We all have them. Those discs, artfully camoflaged in our music collections, that we keep because we know we'll need music to hurt by at some point. When we feel like we're off our heads, it's a given that we don't select the tunes we'd choose when we're fully compos mentis. It's not the cool stuff, the good stuff, the great stuff by which we want our friends to judge our otherwise-excellent musical taste. Entirely the opposite, sometimes.

It could be the cheesiest, most egregious, most awful bubblegum slush, but it doesn't matter if it helps you make it through the night. Sometimes you find yourselves singing heartfelt choruses to the most banal lyrics imaginable, feeling as if they're near-poetry. Sometimes the music has no words at all. It may be about matching one's mood, or perhaps lifting it slightly, or just saying, "Fuck it" and greasing yourself straight down the tubes and doing a splashy cannonball into the slough of despond. Sometimes it's about finding a safe place to float temporarily between the emotional storms, not unaware that you're sad, but able to shelter yourself for a bit. And of course, some of it is actually good, and good for the soul.

I don't doubt that we all have top five and top ten lists of hurtin' music. I have twelve. Hey, it's arbitrary. We coyotes tend to avoid the country and western standards -- too many bad connotations to do with guys who want to shoot us from the backs of half tons. I realise this list dates me some, but everybody's music is tied to certain times in their lives, and considering I'm a millenia-old trickster, and could've chosen a proto-Sundance drum chant just as easily, I figure I ain't doing badly:

* Astral Weeks -- Van Morrison
* Late for The Sky -- Jackson Browne
* A Night to Remember -- Cyndi Lauper
* I'm Alive -- Jackson Browne
* River's Gonna Run -- Patrick O'Hearne
* Ashes Are Burning -- Renaissance
* Flight to Jordan -- Duke Jordan
* White Ladder -- David Gray
* Outskirts -- Blue Rodeo
* Touch -- Sarah McLachlan
* Partitas for Violin Solo -- J.S. Bach, played by Viktoria Mullova
* Way to Blue -- Nick Drake

Two Jackson Brownes, I know. I just like him 'cuz he howls a lot...

Monday

Poems and Obsessions

What is this guy looking at?Yesterday's Poem: I know that by saying this I'm going to catch flack from those harridans on the Ethics Committee, but I liked yesterday's poem about the poets in Musie's life. I bumped into the Chair and he told me that he liked it too.

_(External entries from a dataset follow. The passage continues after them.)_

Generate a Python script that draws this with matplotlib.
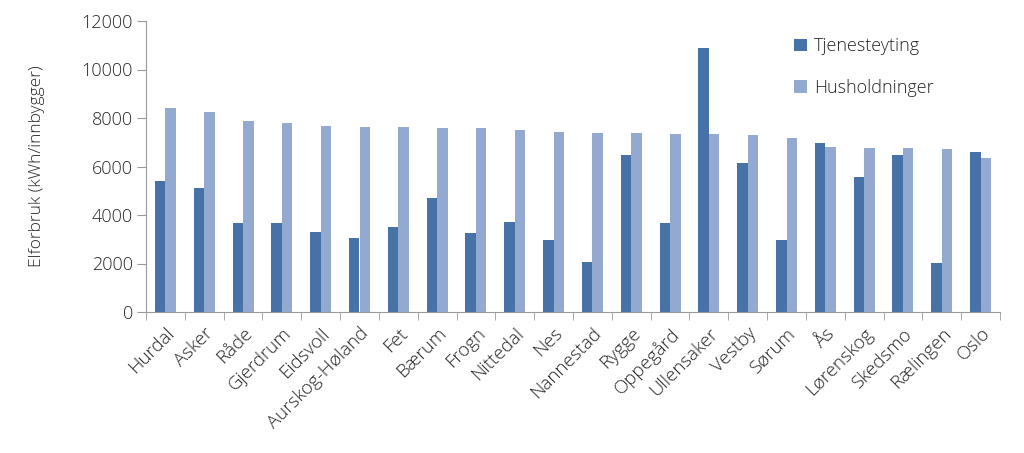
import matplotlib.pyplot as plt
import numpy as np

kommuner = ['Hurdal', 'Asker', 'Råde', 'Gjerdrum', 'Eidsvoll', 'Aurskog-Høland',
            'Fet', 'Bærum', 'Frogn', 'Nittedal', 'Nes', 'Nannestad', 'Rygge',
            'Oppegård', 'Ullensaker', 'Vestby', 'Sørum', 'Ås', 'Lørenskog',
            'Skedsmo', 'Rælingen', 'Oslo']
tjenesteyting = [5400, 5100, 3670, 3670, 3300, 3050, 3490, 4700, 3270, 3710,
                 2980, 2060, 6460, 3670, 10890, 6160, 2970, 6970, 5570, 6460,
                 2020, 6600]
husholdninger = [8400, 8250, 7880, 7810, 7670, 7630, 7630, 7590, 7590, 7500,
                 7440, 7400, 7400, 7340, 7340, 7300, 7190, 6820, 6780, 6750,
                 6710, 6350]

plt.rcParams['font.family'] = ['Open Sans', 'DejaVu Sans']
plt.rcParams['font.weight'] = 'light'
plt.rcParams['axes.labelweight'] = 'light'
txt = '#262626'
grey = '#9a9a9a'

fig = plt.figure(figsize=(10.24, 4.53), dpi=100)
ax = fig.add_axes([146/1024, 1-312/453, (1000-146)/1024, (312-21)/453])

x = np.arange(len(kommuner))
w = 0.27
ax.bar(x - w/2, tjenesteyting, w, color='#4672A8', label='Tjenesteyting')
ax.bar(x + w/2, husholdninger, w, color='#93A9CF', label='Husholdninger')

ax.set_xlim(-0.5, len(kommuner) - 0.5)
ax.set_ylim(0, 12000)
ax.set_yticks(range(0, 12001, 2000))
ax.tick_params(axis='y', labelsize=13, colors=grey, labelcolor=txt, length=6.5, pad=3)

ax.set_xticks(x)
ax.set_xticklabels(kommuner, rotation=45, ha='right', rotation_mode='anchor',
                   fontsize=13.5, color=txt)
ax.tick_params(axis='x', length=0, pad=9)
ax.set_xticks(np.arange(-0.5, len(kommuner)), minor=True)
ax.tick_params(axis='x', which='minor', length=6, color=grey)

for s in ['top', 'right']:
    ax.spines[s].set_visible(False)
for s in ['left', 'bottom']:
    ax.spines[s].set_color(grey)

ax.set_ylabel('Elforbruk (kWh/innbygger)', fontsize=12.5, color=txt, labelpad=26)

ax.legend(loc='upper left', bbox_to_anchor=(0.74, 1.0), frameon=False,
          fontsize=13, labelcolor=txt, handlelength=0.7, handleheight=0.7,
          handletextpad=0.4, labelspacing=1.3)

fig.savefig('out.png', dpi=100)
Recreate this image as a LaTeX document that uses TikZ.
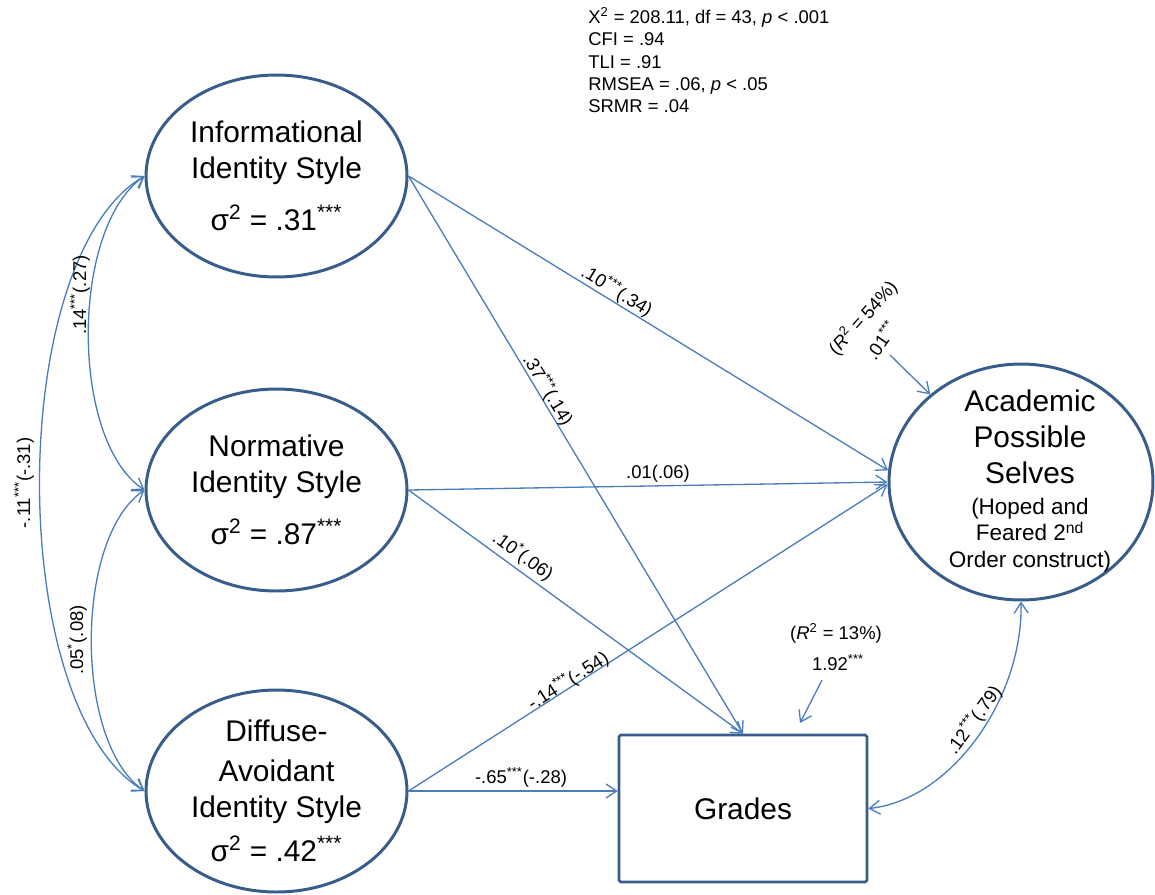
\documentclass[tikz,border=0pt]{standalone}
\usepackage{fontspec}
\setmainfont{Liberation Sans}
\usetikzlibrary{shapes.geometric,arrows.meta}
\definecolor{shapeline}{HTML}{385D8A}
\definecolor{pathline}{HTML}{4A7EBB}
\newcommand\nodefont{\fontsize{17}{20.5}\selectfont}
\newcommand\subfont{\fontsize{12.8}{14.7}\selectfont}
\newcommand\notefont{\fontsize{10.5}{12.75}\selectfont}
\newcommand\sig[1]{#1\textsuperscript{***}}
\begin{document}
\begin{tikzpicture}[x=0.02cm,y=-0.02cm,
  latent/.style={ellipse,draw=shapeline,line width=1.7pt,inner sep=0pt,
    minimum width=5.22cm,minimum height=4.04cm,align=center,font=\nodefont},
  observed/.style={rectangle,draw=shapeline,line width=1.5pt,rounded corners=1pt,
    minimum width=4.96cm,minimum height=2.94cm,font=\nodefont},
  path/.style={draw=pathline,line width=0.75pt,-{Straight Barb[length=6pt,width=8pt]}},
  cov/.style={draw=pathline,line width=0.75pt,
    {Straight Barb[length=6pt,width=8pt]}-{Straight Barb[length=6pt,width=8pt]}},
  lbl/.style={font=\notefont,inner sep=1pt}]
\useasboundingbox (0,0) rectangle (1155,894);

% fit statistics
\node[anchor=north west,align=left,font=\notefont,inner sep=0pt] (fit) at (588,7)
  {X\textsuperscript{2} = 208.11, df = 43, \textit{p} < .001\\
   CFI = .94\\ TLI = .91\\ RMSEA = .06, \textit{p} < .05\\ SRMR = .04};

% identity styles
\node[latent] (info) at (276.5,176)
  {Informational\\Identity Style\\[9pt]σ\textsuperscript{2} = \sig{.31}};
\node[latent] (norm) at (276.5,490)
  {Normative\\Identity Style\\[9pt]σ\textsuperscript{2} = \sig{.87}};
\node[latent] (diff) at (276.5,791)
  {Diffuse-\\[2pt]Avoidant\\Identity Style\\[5pt]σ\textsuperscript{2} = \sig{.42}};

% outcomes
\node[latent,minimum width=5.28cm,minimum height=4.72cm] (aps) at (1021,482) {};
\node[align=center,font=\nodefont,inner sep=0pt] (apstext) at (1030,481)
  {Academic\\Possible\\Selves\\[-3pt]\subfont (Hoped and\\[-5.5pt]\subfont Feared 2\textsuperscript{nd}\\[-5.5pt]\subfont Order construct)};
\node[observed] (grades) at (743,808.5) {Grades};

% structural paths
\draw[path] (info.east) -- (aps.175);
\draw[path] (info.east) -- (grades.north);
\draw[path] (norm.east) -- (aps.west);
\draw[path] (norm.east) -- (grades.north);
\draw[path] (diff.east) -- (aps.181);
\draw[path] (diff.east) -- (diff.east -| grades.west);

\node[lbl,rotate=-31.6] (l1) at (617,291) {\sig{.10}(.34)};
\node[lbl,rotate=-59] (l2) at (548,390) {\sig{.37}(.14)};
\node[lbl] (l3) at (658,474) {.01(.06)};
\node[lbl,rotate=-36.2] (l4) at (523,556) {.10\textsuperscript{*}(.06)};
\node[lbl,rotate=32.6] (l5) at (568,681) {-\sig{.14}(-.54)};
\node[lbl] (l6) at (521,777) {-\sig{.65}(-.28)};

% covariances
\draw[cov] (info.west) .. controls (70,228) and (70,441) .. (norm.west);
\draw[cov] (info.west) .. controls (5,258) and (5,709) .. (diff.west);
\draw[cov] (norm.west) .. controls (74,538) and (74,743) .. (diff.west);
\draw[cov] (grades.east) .. controls (950,800) and (1023,700) .. (aps.south);

\node[lbl,rotate=90] (c1) at (80,295) {\sig{.14}(.27)};
\node[lbl,rotate=90] (c2) at (24,483) {-\sig{.11}(-.31)};
\node[lbl,rotate=90] (c3) at (77,640) {.05\textsuperscript{*}(.08)};
\node[lbl,rotate=54] (c4) at (974,720) {\sig{.12}(.79)};

% disturbances
\coordinate (e1) at (890,355);
\draw[path] (e1) -- (aps.136);
\node[lbl,rotate=48] (r1) at (863,318) {(\textit{R}\textsuperscript{2} = 54\%)};
\node[lbl,rotate=55] (r1v) at (881,340) {\sig{.01}};

\coordinate (e2) at (822,680);
\coordinate (e2tip) at (800,723);
\draw[path] (e2) -- (e2tip);
\node[lbl] (r2) at (836,633) {(\textit{R}\textsuperscript{2} = 13\%)};
\node[lbl] (r2v) at (838,663) {\sig{1.92}};
\end{tikzpicture}
\end{document}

Today's Musings: You've got to admit that it's good to see her out with R. And it's good to see that we have helped her get over M.

Wait, perhaps I should run that last sentence of mine through the "De-sarcasticizer". Yup. Turns out that what I actually meant was:
It's too bad that Musie isn't over M and finds herself thinking about who he might be sleeping with. But on the bright side, it's given me an excuse for a bit of clever photoshopping.